> _What needs to be done_
Using the material below, print a verbatim copy of every line from the one containing "What seaborn and" through the one containing "105, 115, 125]", inclusive, and omit the pictures.

> _Excerpted data_
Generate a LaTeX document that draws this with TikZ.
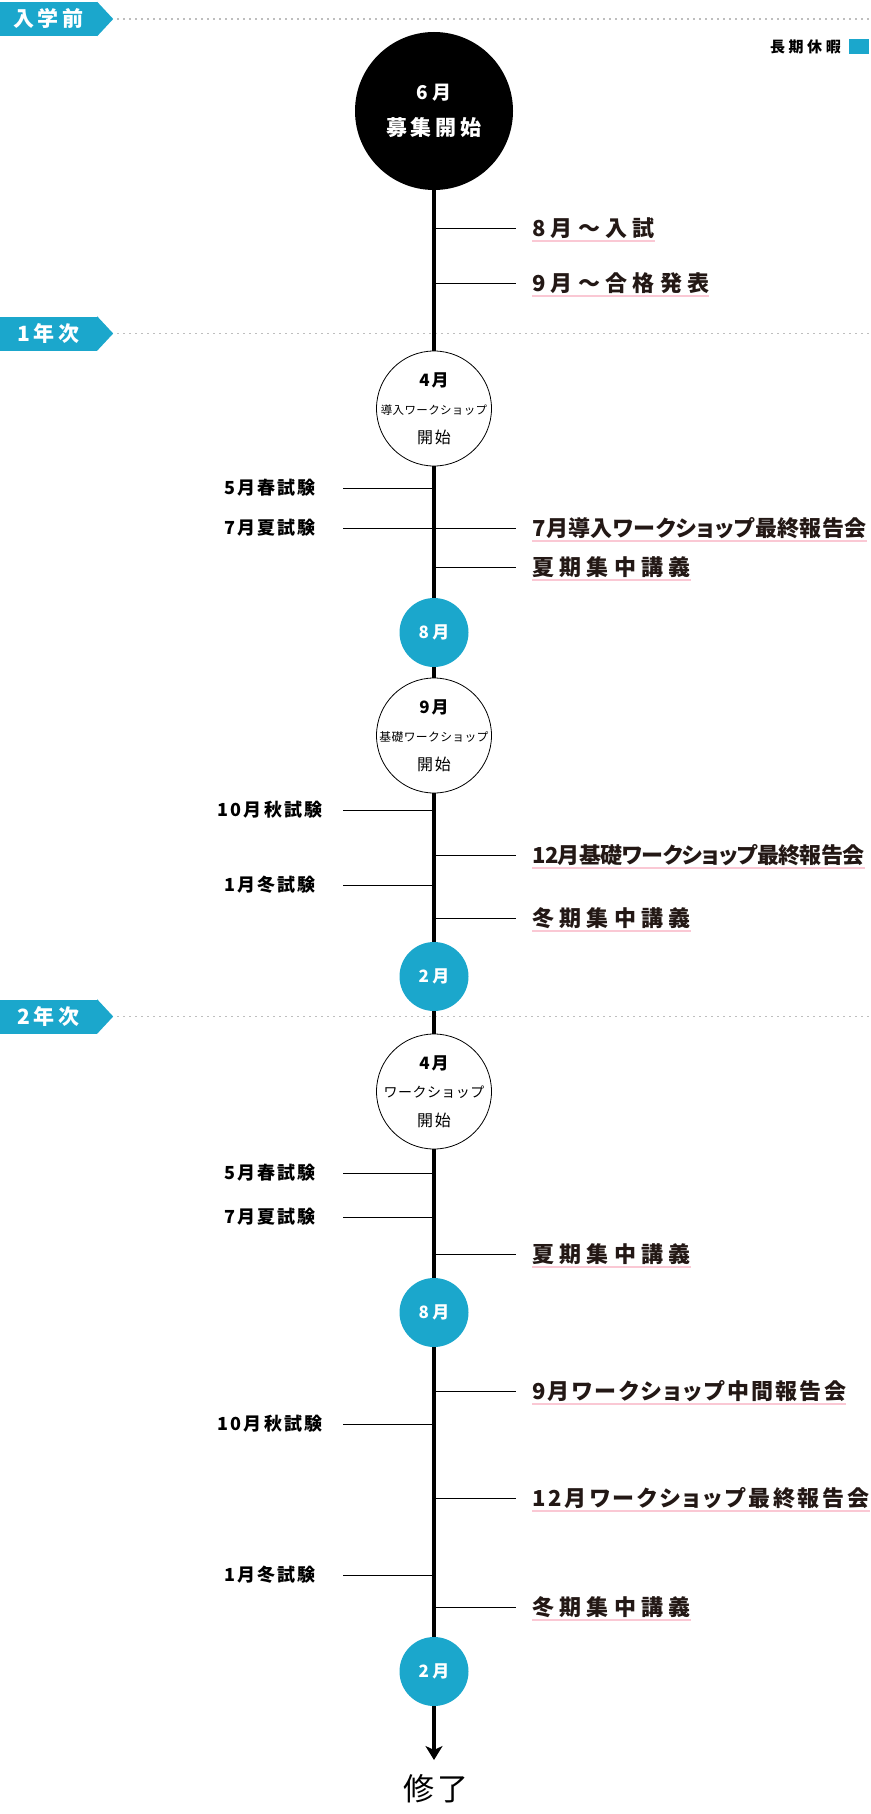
\documentclass[tikz,border=0pt]{standalone}
\usepackage{fontspec}
\usetikzlibrary{arrows.meta,positioning,calc}
\setmainfont{Noto Sans CJK JP}
\newfontfamily\jpR[LetterSpace=24]{Noto Sans CJK JP}
\newfontfamily\jpRa[CharacterWidth=AlternateProportional,LetterSpace=2]{Noto Sans CJK JP}
\newfontfamily\jpRb[CharacterWidth=AlternateProportional,LetterSpace=-2.5]{Noto Sans CJK JP}
\newfontfamily\jpRc[CharacterWidth=AlternateProportional,LetterSpace=10.5]{Noto Sans CJK JP}
\newfontfamily\jpRd[CharacterWidth=AlternateProportional,LetterSpace=13]{Noto Sans CJK JP}
\newfontfamily\jpC[LetterSpace=3]{Noto Sans CJK JP}
\newfontfamily\jpL[LetterSpace=12]{Noto Sans CJK JP}
\newfontfamily\jpT[LetterSpace=19]{Noto Sans CJK JP}
\newcommand{\tlsize}[2]{\fontsize{#1}{#2}\selectfont}
\definecolor{tlBlue}{RGB}{27,167,204}
\definecolor{tlPink}{RGB}{250,200,212}
\definecolor{tlInk}{RGB}{35,24,21}
\definecolor{tlDots}{RGB}{190,190,190}
\tikzset{
  spine/.style={line width=4.3pt, black},
  tick/.style={line width=1pt, black},
  yearline/.style={tlDots, line width=1.6pt, dash pattern=on 1.6pt off 4.4pt},
  yeartag/.style={rectangle, fill=tlBlue, text=white, inner sep=0pt,
    minimum width=97pt, minimum height=34pt, text height=18.5pt, text depth=2.5pt,
    font=\jpT\bfseries\tlsize{21}{21}},
  bigdot/.style={circle, fill=black, text=white, inner sep=0pt, minimum size=158pt,
    align=center, font=\jpT\bfseries\tlsize{19}{36}},
  wsdot/.style={circle, draw=black, line width=0.8pt, fill=white, inner sep=0pt,
    minimum size=115pt, align=center, font=\jpL\tlsize{16}{28.5}},
  holdot/.style={circle, fill=tlBlue, text=white, inner sep=0pt, minimum size=69pt,
    font=\jpT\bfseries\tlsize{17}{17}},
  evR/.style={anchor=west, inner sep=0pt, text=tlInk, text height=19.4pt, text depth=2.6pt,
    font=\jpR\bfseries\tlsize{22}{22}},
  evL/.style={inner sep=0pt, minimum width=146pt, text height=15.8pt, text depth=2.2pt,
    font=\jpL\bfseries\tlsize{18}{18}},
  uline/.style={tlPink, line width=2pt},
}
\begin{document}
\begin{tikzpicture}[x=1pt, y=-1pt]
  \useasboundingbox (0,0) rectangle (870,1814);
  \coordinate (axis) at (434,0);
  \coordinate (edge) at (870,0);
  \coordinate (goalTip) at (434,1760);

  % year tags and dotted rules
  \node[yeartag] (tagPre) at (48.5,19) {入学前};
  \node[yeartag] (tagY1) at (48.5,333.5) {1年次};
  \node[yeartag] (tagY2) at (48.5,1016.5) {2年次};
  \foreach \t in {tagPre,tagY1,tagY2}{
    \fill[tlBlue] (\t.north east) -- ([xshift=16pt]\t.east) -- (\t.south east) -- cycle;
    \draw[yearline] ([xshift=20pt]\t.east) -- (\t.east -| edge);
  }

  % legend
  \node[anchor=east, inner sep=0pt, font=\jpR\bfseries\tlsize{15}{15}] (legLbl) at (841,47) {長期休暇};
  \node[right=8pt of legLbl, fill=tlBlue, inner sep=0pt, minimum width=20pt, minimum height=15pt] (legBox) {};

  % milestones on the spine
  \node[bigdot] (start) at (434,111) {6月\\{\tlsize{21}{36}募集開始}};
  \node[wsdot] (ws1) at (434,408.5) {{\bfseries\tlsize{17}{28.5}4月}\\\makebox[0pt]{\jpC\tlsize{11.5}{28.5}導入ワークショップ}\\開始};
  \node[holdot] (aug1) at (434,632.5) {8月};
  \node[wsdot] (ws2) at (434,735.5) {{\bfseries\tlsize{17}{28.5}9月}\\\makebox[0pt]{\jpC\tlsize{11.8}{28.5}基礎ワークショップ}\\開始};
  \node[holdot] (feb1) at (434,976.5) {2月};
  \node[wsdot] (ws3) at (434,1091.5) {{\bfseries\tlsize{17}{28.5}4月}\\\makebox[0pt]{\jpC\tlsize{14}{28.5}ワークショップ}\\開始};
  \node[holdot] (aug2) at (434,1312.5) {8月};
  \node[holdot] (feb2) at (434,1671.5) {2月};
  \node[font=\jpL\tlsize{31}{31}, inner sep=0pt] (goal) at (436,1789) {修了};

  \draw[spine] (start) -- (ws1);
  \draw[spine] (ws1) -- (aug1);
  \draw[spine] (aug1) -- (ws2);
  \draw[spine] (ws2) -- (feb1);
  \draw[spine] (feb1) -- (ws3);
  \draw[spine] (ws3) -- (aug2);
  \draw[spine] (aug2) -- (feb2);
  \draw[spine, -{Stealth[length=14pt, width=17pt, inset=4pt]}] (feb2) -- (goalTip);

  % exams on the left
  \node[evL] (ex1) at (270,488) {5月春試験};
  \node[evL] (ex2) at (270,528) {7月夏試験};
  \node[evL] (ex3) at (270,810) {10月秋試験};
  \node[evL] (ex4) at (270,885) {1月冬試験};
  \node[evL] (ex5) at (270,1173) {5月春試験};
  \node[evL] (ex6) at (270,1217) {7月夏試験};
  \node[evL] (ex7) at (270,1424) {10月秋試験};
  \node[evL] (ex8) at (270,1575) {1月冬試験};
  \foreach \e in {ex1,ex2,ex3,ex4,ex5,ex6,ex7,ex8}
    \draw[tick] (\e.east) -- (\e.east -| axis);

  % events on the right
  \node[evR] (ev1) at (532,228) {8月～入試};
  \node[evR] (ev2) at (532,283) {9月～合格発表};
  \node[evR, font=\jpRa\bfseries\tlsize{22}{22}] (ev3) at (532,528) {7月導入ワークショップ最終報告会};
  \node[evR] (ev4) at (532,567) {夏期集中講義};
  \node[evR, font=\jpRb\bfseries\tlsize{22}{22}] (ev5) at (532,855) {12月基礎ワークショップ最終報告会};
  \node[evR] (ev6) at (532,918) {冬期集中講義};
  \node[evR] (ev7) at (532,1254) {夏期集中講義};
  \node[evR, font=\jpRc\bfseries\tlsize{22}{22}] (ev8) at (532,1391) {9月ワークショップ中間報告会};
  \node[evR, font=\jpRd\bfseries\tlsize{22}{22}] (ev9) at (532,1498) {12月ワークショップ最終報告会};
  \node[evR] (ev10) at (532,1607) {冬期集中講義};
  \foreach \e in {ev1,ev2,ev3,ev4,ev5,ev6,ev7,ev8,ev9,ev10}{
    \draw[tick, shorten >=16pt] (\e.west -| axis) -- (\e.west);
    \draw[uline] ([yshift=-2pt]\e.south west) -- ([yshift=-2pt]\e.south east);
  }
\end{tikzpicture}
\end{document}
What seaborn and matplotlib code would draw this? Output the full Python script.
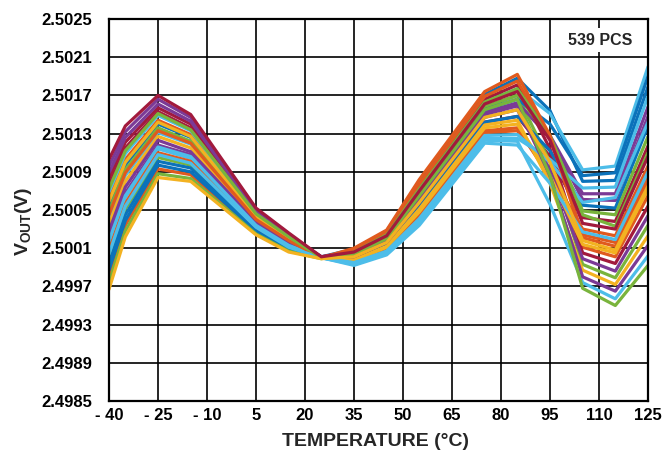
import matplotlib
matplotlib.use("Agg")
import matplotlib.pyplot as plt
import pandas as pd
import seaborn as sns
from matplotlib import font_manager

# ---------------- data ----------------
temperature_c = [-40, -35, -25, -15, 5, 15, 25, 35, 45, 55, 75, 85, 95, 105, 115, 125]

unit_01 = [2.50096, 2.50132, 2.50166, 2.50147, 2.50051, 2.50025, 2.50000, 2.50003, 2.50019, 2.50063, 2.50152, 2.50162, 2.50126, 2.50061, 2.50060, 2.50148]
unit_02 = [2.49981, 2.50034, 2.50093, 2.50087, 2.50027, 2.50008, 2.50000, 2.49996, 2.50009, 2.50046, 2.50133, 2.50136, 2.50084, 2.50011, 2.50001, 2.50065]
unit_03 = [2.50055, 2.50097, 2.50140, 2.50126, 2.50042, 2.50019, 2.50001, 2.50009, 2.50028, 2.50080, 2.50171, 2.50188, 2.50154, 2.50080, 2.50081, 2.50179]
unit_04 = [2.50015, 2.50063, 2.50114, 2.50104, 2.50034, 2.50013, 2.50000, 2.49993, 2.50004, 2.50036, 2.50123, 2.50122, 2.50056, 2.49974, 2.49957, 2.50002]
unit_05 = [2.50076, 2.50115, 2.50153, 2.50136, 2.50046, 2.50022, 2.50000, 2.49999, 2.50013, 2.50053, 2.50142, 2.50148, 2.50106, 2.50042, 2.50038, 2.50117]
unit_06 = [2.50001, 2.50051, 2.50105, 2.50097, 2.50031, 2.50011, 2.50000, 2.50005, 2.50021, 2.50068, 2.50158, 2.50170, 2.50100, 2.49993, 2.49979, 2.50034]
unit_07 = [2.50042, 2.50086, 2.50131, 2.50119, 2.50039, 2.50017, 2.50000, 2.50006, 2.50024, 2.50072, 2.50163, 2.50177, 2.50151, 2.50092, 2.50096, 2.50200]
unit_08 = [2.49967, 2.50022, 2.50084, 2.50080, 2.50024, 2.50006, 2.49999, 2.50001, 2.50016, 2.50058, 2.50147, 2.50155, 2.50100, 2.50018, 2.50008, 2.50075]
unit_09 = [2.50062, 2.50103, 2.50144, 2.50129, 2.50044, 2.50020, 2.50000, 2.49996, 2.50008, 2.50044, 2.50131, 2.50133, 2.50089, 2.50030, 2.50023, 2.50096]
unit_10 = [2.50021, 2.50068, 2.50118, 2.50108, 2.50035, 2.50014, 2.50000, 2.50003, 2.50019, 2.50063, 2.50152, 2.50162, 2.50128, 2.50067, 2.50067, 2.50158]
unit_11 = [2.50083, 2.50121, 2.50157, 2.50140, 2.50048, 2.50023, 2.50001, 2.50007, 2.50025, 2.50075, 2.50166, 2.50181, 2.50114, 2.50005, 2.49994, 2.50054]
unit_12 = [2.49994, 2.50045, 2.50101, 2.50094, 2.50030, 2.50010, 2.50000, 2.49999, 2.50013, 2.50053, 2.50142, 2.50148, 2.50112, 2.50055, 2.50052, 2.50138]
unit_13 = [2.50035, 2.50080, 2.50127, 2.50115, 2.50038, 2.50016, 2.50000, 2.49998, 2.50012, 2.50051, 2.50139, 2.50144, 2.50078, 2.49987, 2.49972, 2.50023]
unit_14 = [2.50049, 2.50092, 2.50136, 2.50122, 2.50041, 2.50018, 2.50000, 2.50005, 2.50021, 2.50068, 2.50158, 2.50170, 2.50126, 2.50049, 2.50045, 2.50127]
unit_15 = [2.50008, 2.50057, 2.50110, 2.50101, 2.50032, 2.50012, 2.50000, 2.50008, 2.50026, 2.50077, 2.50169, 2.50185, 2.50126, 2.50024, 2.50016, 2.50086]
unit_16 = [2.50069, 2.50109, 2.50149, 2.50133, 2.50045, 2.50021, 2.50000, 2.49994, 2.50006, 2.50039, 2.50125, 2.50125, 2.50103, 2.50073, 2.50074, 2.50169]
unit_17 = [2.50028, 2.50074, 2.50123, 2.50111, 2.50037, 2.50015, 2.50000, 2.50001, 2.50016, 2.50058, 2.50147, 2.50155, 2.50092, 2.49999, 2.49986, 2.50044]
unit_19 = [2.49987, 2.50039, 2.50097, 2.50090, 2.50028, 2.50009, 2.50000, 2.50004, 2.50020, 2.50065, 2.50155, 2.50166, 2.50140, 2.50086, 2.50089, 2.50190]
unit_20 = [2.50059, 2.50100, 2.50142, 2.50127, 2.50043, 2.50020, 2.50000, 2.49997, 2.50011, 2.50048, 2.50136, 2.50140, 2.50086, 2.50014, 2.50005, 2.50072]
unit_21 = [2.50018, 2.50065, 2.50116, 2.50106, 2.50034, 2.50013, 2.50000, 2.49995, 2.50007, 2.50041, 2.50128, 2.50129, 2.50100, 2.50058, 2.50063, 2.50142]
unit_22 = [2.50089, 2.50126, 2.50161, 2.50143, 2.50049, 2.50024, 2.50001, 2.50002, 2.50017, 2.50060, 2.50150, 2.50159, 2.50086, 2.49980, 2.49965, 2.50013]
unit_23 = [2.49974, 2.50028, 2.50088, 2.50083, 2.50025, 2.50007, 2.49999, 2.50006, 2.50024, 2.50072, 2.50163, 2.50177, 2.50128, 2.50045, 2.50033, 2.50110]
unit_24 = [2.50045, 2.50089, 2.50133, 2.50120, 2.50040, 2.50018, 2.50000, 2.50010, 2.50029, 2.50082, 2.50174, 2.50192, 2.50128, 2.50021, 2.50012, 2.50080]
unit_25 = [2.50004, 2.50054, 2.50108, 2.50099, 2.50032, 2.50011, 2.50000, 2.49992, 2.50003, 2.50034, 2.50120, 2.50118, 2.50078, 2.50027, 2.50019, 2.50090]
unit_26 = [2.50072, 2.50112, 2.50151, 2.50134, 2.50046, 2.50022, 2.50000, 2.50004, 2.50020, 2.50065, 2.50155, 2.50166, 2.50086, 2.49968, 2.49950, 2.49992]
unit_18 = [2.50103, 2.50138, 2.50170, 2.50150, 2.50052, 2.50026, 2.50001, 2.50006, 2.50023, 2.50070, 2.50161, 2.50174, 2.50123, 2.50036, 2.50030, 2.50106]

units = [unit_01, unit_02, unit_03, unit_04, unit_05, unit_06, unit_07, unit_09,
         unit_10, unit_11, unit_12, unit_13, unit_14, unit_15, unit_16, unit_17,
         unit_19, unit_20, unit_21, unit_22, unit_23, unit_24, unit_25, unit_26,
         unit_08, unit_18]

x_ticks = [-40, -25, -10, 5, 20, 35, 50, 65, 80, 95, 110, 125]
x_tick_labels = ["- 40", "- 25", "- 10", "5", "20", "35", "50", "65", "80", "95", "110", "125"]
y_ticks = [2.4985, 2.4989, 2.4993, 2.4997, 2.5001, 2.5005, 2.5009, 2.5013, 2.5017, 2.5021, 2.5025]
y_tick_labels = ["2.4985", "2.4989", "2.4993", "2.4997", "2.5001", "2.5005",
                 "2.5009", "2.5013", "2.5017", "2.5021", "2.5025"]
count_label = "539 PCS"

# ---------------- styles ----------------
BLUE, ORANGE, YELLOW, PURPLE = "#0b72ba", "#e05a1e", "#f3b221", "#7b3a96"
GREEN, SKY, RED = "#79b43c", "#4dbde9", "#a21a3d"
line_colors = [PURPLE, ORANGE, BLUE, SKY, RED, GREEN, SKY, ORANGE,
               PURPLE, RED, BLUE, YELLOW, GREEN, ORANGE, SKY, PURPLE,
               BLUE, YELLOW, SKY, PURPLE, GREEN, ORANGE, SKY, GREEN,
               YELLOW, RED]

sns.set_theme(style="white")
names = {f.name for f in font_manager.fontManager.ttflist}
narrow = "Liberation Sans Narrow" if "Liberation Sans Narrow" in names else "Liberation Sans"
plt.rcParams["font.family"] = [narrow, "DejaVu Sans"]
plt.rcParams["font.weight"] = "bold"
plt.rcParams["mathtext.fontset"] = "custom"
plt.rcParams["mathtext.rm"] = f"{narrow}:bold"
plt.rcParams["mathtext.default"] = "rm"

rows = []
for i, vals in enumerate(units):
    for t, v in zip(temperature_c, vals):
        rows.append((f"u{i:02d}", t, v))
df = pd.DataFrame(rows, columns=["unit", "temp", "vout"])

W, H = 667, 453
fig = plt.figure(figsize=(W / 100, H / 100), dpi=100)
ax = fig.add_axes([109 / W, 1 - 401 / H, 539 / W, 382 / H])

sns.lineplot(data=df, x="temp", y="vout", hue="unit", palette=line_colors,
             legend=False, linewidth=2.3, estimator=None, sort=False, ax=ax)

ax.set_xlim(-40, 125)
ax.set_ylim(2.4985, 2.5025)
ax.set_xticks(x_ticks)
ax.set_xticklabels(x_tick_labels)
ax.set_yticks(y_ticks)
ax.set_yticklabels(y_tick_labels)
ax.tick_params(axis="both", length=0, labelsize=12, colors="black")
ax.tick_params(axis="y", pad=12)
ax.tick_params(axis="x", pad=5)
for lab in ax.get_xticklabels() + ax.get_yticklabels():
    lab.set_fontweight("bold")
ax.grid(True, color="black", linewidth=1.2)
ax.set_axisbelow(True)
for s in ax.spines.values():
    s.set_visible(True)
    s.set_color("black")
    s.set_linewidth(1.6)
ax.set_xlabel("")
ax.set_ylabel("")

fig.text(375 / W, 1 - 441 / H, "TEMPERATURE (°C)", ha="center", va="center",
         fontsize=14, fontweight="bold")
fig.text(24 / W, 1 - 221 / H, r"V$_{\rm OUT}$(V)", rotation=90, ha="center",
         va="center", fontsize=14, fontweight="bold")
ax.text(0.911, 0.945, count_label, transform=ax.transAxes, ha="center", va="center",
        fontsize=11.5, fontweight="bold", zorder=10,
        bbox=dict(facecolor="white", edgecolor="none", pad=3))

fig.savefig("out.png", dpi=100)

> _Written reply_
What seaborn and matplotlib code would draw this? Output the full Python script.
import matplotlib
matplotlib.use("Agg")
import matplotlib.pyplot as plt
import pandas as pd
import seaborn as sns
from matplotlib import font_manager

# ---------------- data ----------------
temperature_c = [-40, -35, -25, -15, 5, 15, 25, 35, 45, 55, 75, 85, 95, 105, 115, 125]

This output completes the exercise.